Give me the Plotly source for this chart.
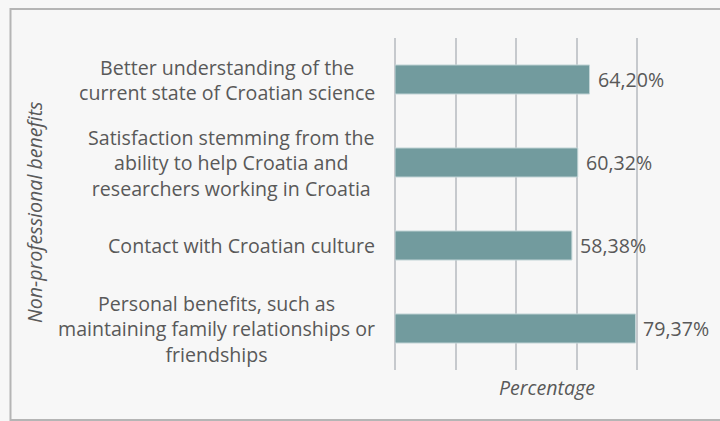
import plotly.graph_objects as go

# Survey results: non-professional benefits (percentage of respondents)
categories = [
    "Better understanding of the<br>current state of Croatian science",
    "Satisfaction stemming from the<br>ability to help Croatia and<br>researchers working in Croatia",
    "Contact with Croatian culture",
    "Personal benefits, such as<br>maintaining family relationships or<br>friendships",
]
values = [64.20, 60.32, 58.38, 79.37]
x_ticks = [0, 20, 40, 60, 80, 100]

FONT = "Open Sans"
FSIZE = 19.6
TEXT_COLOR = "#595959"
BG = "#f7f7f7"

labels = [f"{v:.2f}".replace(".", ",") + "%" for v in values]
cat_keys = [f"c{i}" for i in range(len(categories))]

fig = go.Figure(
    go.Bar(
        x=values,
        y=cat_keys,
        orientation="h",
        marker=dict(color="#729b9e", line=dict(color="#c3d5d7", width=1)),
        hoverinfo="skip",
    )
)

annotations = []
# Category labels, centred multi-line text to the left of the plot
for key, cat in zip(cat_keys, categories):
    annotations.append(dict(
        x=0, xref="paper", y=key, yref="y",
        text=cat, showarrow=False, xanchor="right", yanchor="middle",
        align="center", xshift=-18,
        font=dict(family=FONT, size=FSIZE, color=TEXT_COLOR),
    ))
# Value labels at the end of each bar
for key, v, lab in zip(cat_keys, values, labels):
    annotations.append(dict(
        x=v, xref="x", y=key, yref="y",
        text=lab, showarrow=False, xanchor="left", yanchor="middle",
        xshift=6,
        font=dict(family=FONT, size=FSIZE, color=TEXT_COLOR),
    ))
# Axis titles
annotations.append(dict(
    x=0.5, xref="paper", y=-0.054, yref="paper",
    text="<i>Percentage</i>", showarrow=False, xanchor="center", yanchor="middle",
    font=dict(family=FONT, size=FSIZE, color=TEXT_COLOR),
))
annotations.append(dict(
    x=-1.188, xref="paper", y=0.476, yref="paper",
    text="<i>Non-professional benefits</i>", showarrow=False, textangle=-90,
    xanchor="center", yanchor="middle",
    font=dict(family=FONT, size=FSIZE, color=TEXT_COLOR),
))

fig.update_layout(
    width=720, height=421,
    margin=dict(l=395, r=22, t=38, b=51),
    paper_bgcolor=BG, plot_bgcolor=BG,
    bargap=0.65,
    showlegend=False,
    annotations=annotations,
    shapes=[dict(
        type="rect", xref="paper", yref="paper",
        x0=-1.269, x1=1.3, y0=-0.1506, y1=1.087,
        line=dict(color="#b5b5b5", width=2), fillcolor="rgba(0,0,0,0)",
        layer="below",
    )],
    xaxis=dict(
        range=[0, 100], tickvals=x_ticks, showticklabels=False,
        showgrid=True, gridcolor="#c6c9cd", gridwidth=1.5,
        zeroline=True, zerolinecolor="#c6c9cd", zerolinewidth=1.5,
        showline=False, fixedrange=True,
    ),
    yaxis=dict(
        categoryorder="array", categoryarray=cat_keys, autorange="reversed",
        showticklabels=False, showgrid=False, zeroline=False, showline=False,
        fixedrange=True,
    ),
)

fig.write_html("out.html", config={"displayModeBar": False})
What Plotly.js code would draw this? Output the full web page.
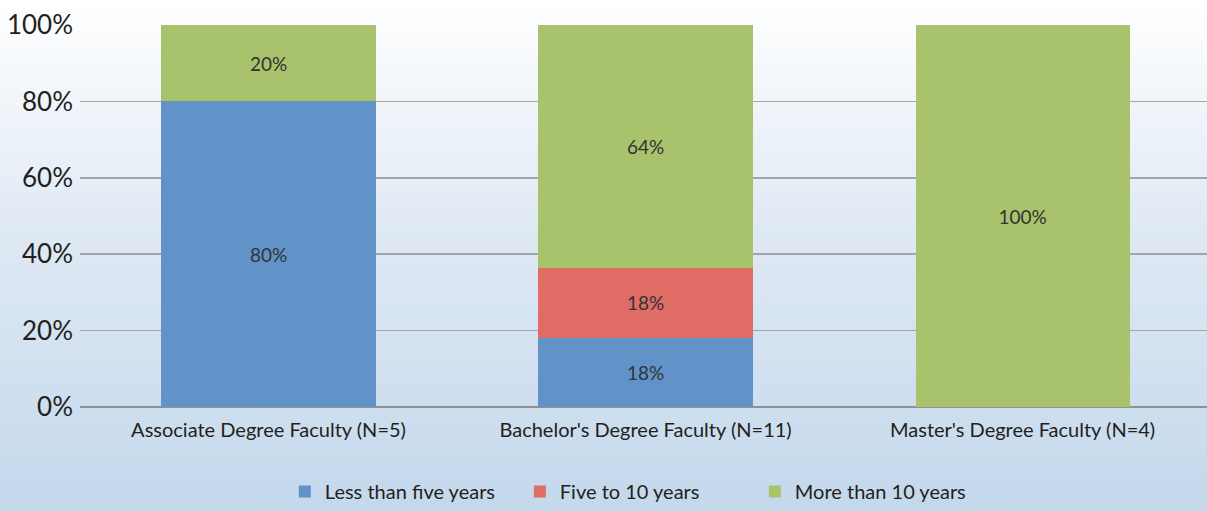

····················

Print each entry shown above with exact wording and no pictures.

Give me the Plotly source for this chart.
import plotly.graph_objects as go

# Survey results: non-professional benefits (percentage of respondents)
categories = [
    "Better understanding of the<br>current state of Croatian science",
    "Satisfaction stemming from the<br>ability to help Croatia and<br>researchers working in Croatia",
    "Contact with Croatian culture",
    "Personal benefits, such as<br>maintaining family relationships or<br>friendships",
]
values = [64.20, 60.32, 58.38, 79.37]
x_ticks = [0, 20, 40, 60, 80, 100]

FONT = "Open Sans"
FSIZE = 19.6
TEXT_COLOR = "#595959"
BG = "#f7f7f7"

labels = [f"{v:.2f}".replace(".", ",") + "%" for v in values]
cat_keys = [f"c{i}" for i in range(len(categories))]

fig = go.Figure(
    go.Bar(
        x=values,
        y=cat_keys,
        orientation="h",
        marker=dict(color="#729b9e", line=dict(color="#c3d5d7", width=1)),
        hoverinfo="skip",
    )
)

annotations = []
# Category labels, centred multi-line text to the left of the plot
for key, cat in zip(cat_keys, categories):
    annotations.append(dict(
        x=0, xref="paper", y=key, yref="y",
        text=cat, showarrow=False, xanchor="right", yanchor="middle",
        align="center", xshift=-18,
        font=dict(family=FONT, size=FSIZE, color=TEXT_COLOR),
    ))
# Value labels at the end of each bar
for key, v, lab in zip(cat_keys, values, labels):
    annotations.append(dict(
        x=v, xref="x", y=key, yref="y",
        text=lab, showarrow=False, xanchor="left", yanchor="middle",
        xshift=6,
        font=dict(family=FONT, size=FSIZE, color=TEXT_COLOR),
    ))
# Axis titles
annotations.append(dict(
    x=0.5, xref="paper", y=-0.054, yref="paper",
    text="<i>Percentage</i>", showarrow=False, xanchor="center", yanchor="middle",
    font=dict(family=FONT, size=FSIZE, color=TEXT_COLOR),
))
annotations.append(dict(
    x=-1.188, xref="paper", y=0.476, yref="paper",
    text="<i>Non-professional benefits</i>", showarrow=False, textangle=-90,
    xanchor="center", yanchor="middle",
    font=dict(family=FONT, size=FSIZE, color=TEXT_COLOR),
))

fig.update_layout(
    width=720, height=421,
    margin=dict(l=395, r=22, t=38, b=51),
    paper_bgcolor=BG, plot_bgcolor=BG,
    bargap=0.65,
    showlegend=False,
    annotations=annotations,
    shapes=[dict(
        type="rect", xref="paper", yref="paper",
        x0=-1.269, x1=1.3, y0=-0.1506, y1=1.087,
        line=dict(color="#b5b5b5", width=2), fillcolor="rgba(0,0,0,0)",
        layer="below",
    )],
    xaxis=dict(
        range=[0, 100], tickvals=x_ticks, showticklabels=False,
        showgrid=True, gridcolor="#c6c9cd", gridwidth=1.5,
        zeroline=True, zerolinecolor="#c6c9cd", zerolinewidth=1.5,
        showline=False, fixedrange=True,
    ),
    yaxis=dict(
        categoryorder="array", categoryarray=cat_keys, autorange="reversed",
        showticklabels=False, showgrid=False, zeroline=False, showline=False,
        fixedrange=True,
    ),
)

fig.write_html("out.html", config={"displayModeBar": False})
What Plotly.js code would draw this? Output the full web page.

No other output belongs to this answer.